Season's Eatings
If the job is connected to food, Sarah Tuck can probably do it. Develop a set of recipes from scratch? No problem. Photograph them for a story? She can cook, style and shoot from home, using her studio (which used to be her eldest son’s bedroom) and the props spilling out of her garage (it’s supposed to fit two cars, but at the moment, there isn’t even room for one).
This line of work seems like a dramatic about-face from Tuck’s previous career — most recently, she was the owner and personal trainer of a fitness bootcamp. In fact, she’s had a foodie streak her whole life. Tuck is the kind of person who caters weddings for fun. She hosted her first dinner party as a teenager, and bakes cakes as a form of relaxation. Her record: six different flavours in one day.

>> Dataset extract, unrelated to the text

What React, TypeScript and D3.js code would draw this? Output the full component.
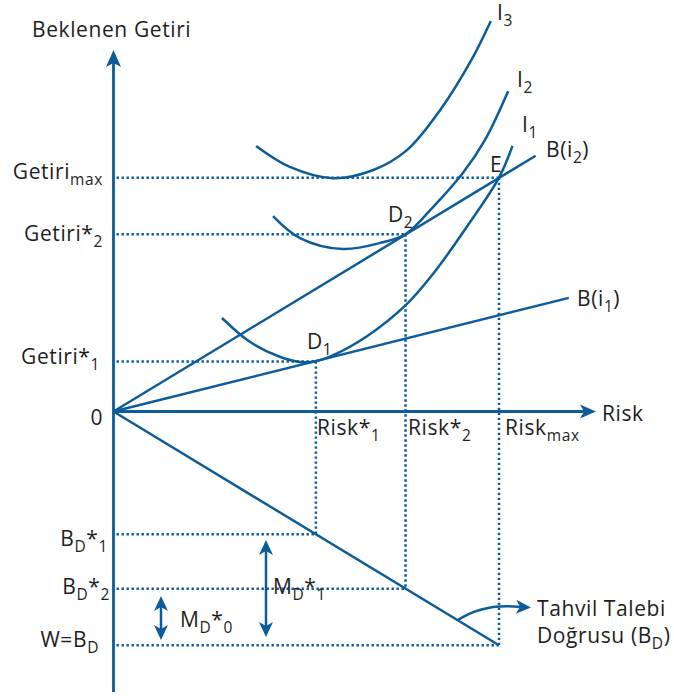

When Tuck sold the bootcamp business five years ago, she was looking around for something new. Through a friend, she started recipe testing for celebrity cook Annabel Langbein, writing detailed notes and photographing what she made.
Working for Langbein didn’t allow Tuck to explore her own ideas, so she started a blog, Stuck in Kitchen, as a creative outlet for her cooking and photography. She also picked up a part-time photography course at AUT University to improve her work, and after 18 months with Langbein, struck out on her own.
“I was interested and excited at the idea of being able to take the whole thing from thinking about a recipe, the very nub of an idea, to photographing it in the end,” she says.
Her first client was Simon Gault, styling and shooting food for his website. Now she shoots regularly for Dish magazine, as well as an array of Fairfax titles and commercial clients. She’s hired to develop recipes, or photograph, or both — and she still regularly updates From the Kitchen, which has just ticked over two million views. The blog has been helpful not only as a portfolio but as a database of styling ideas for clients to choose from. “It’s this massive resource that people can go to, so if a client approaches, I tell them to look through the blog and choose things they like.”
A recent story for Dish magazine, pictured, exemplifies the type of work Tuck is most interested in, blending travel and food photography. After a trip to Japan, Tuck developed recipes based on the flavours she’d discovered, and photographed them with props she’d found along the way — an assignment that she’s uniquely equipped to carry out, encompassing cooking, styling and photography.
But she laughs at the idea that she’s pursued all this to set herself apart. “I didn’t intentionally create a skillset to try and hustle business, those were the components that appealed to me,” she says. “Happily the passion I had across three things has really worked out commercially.”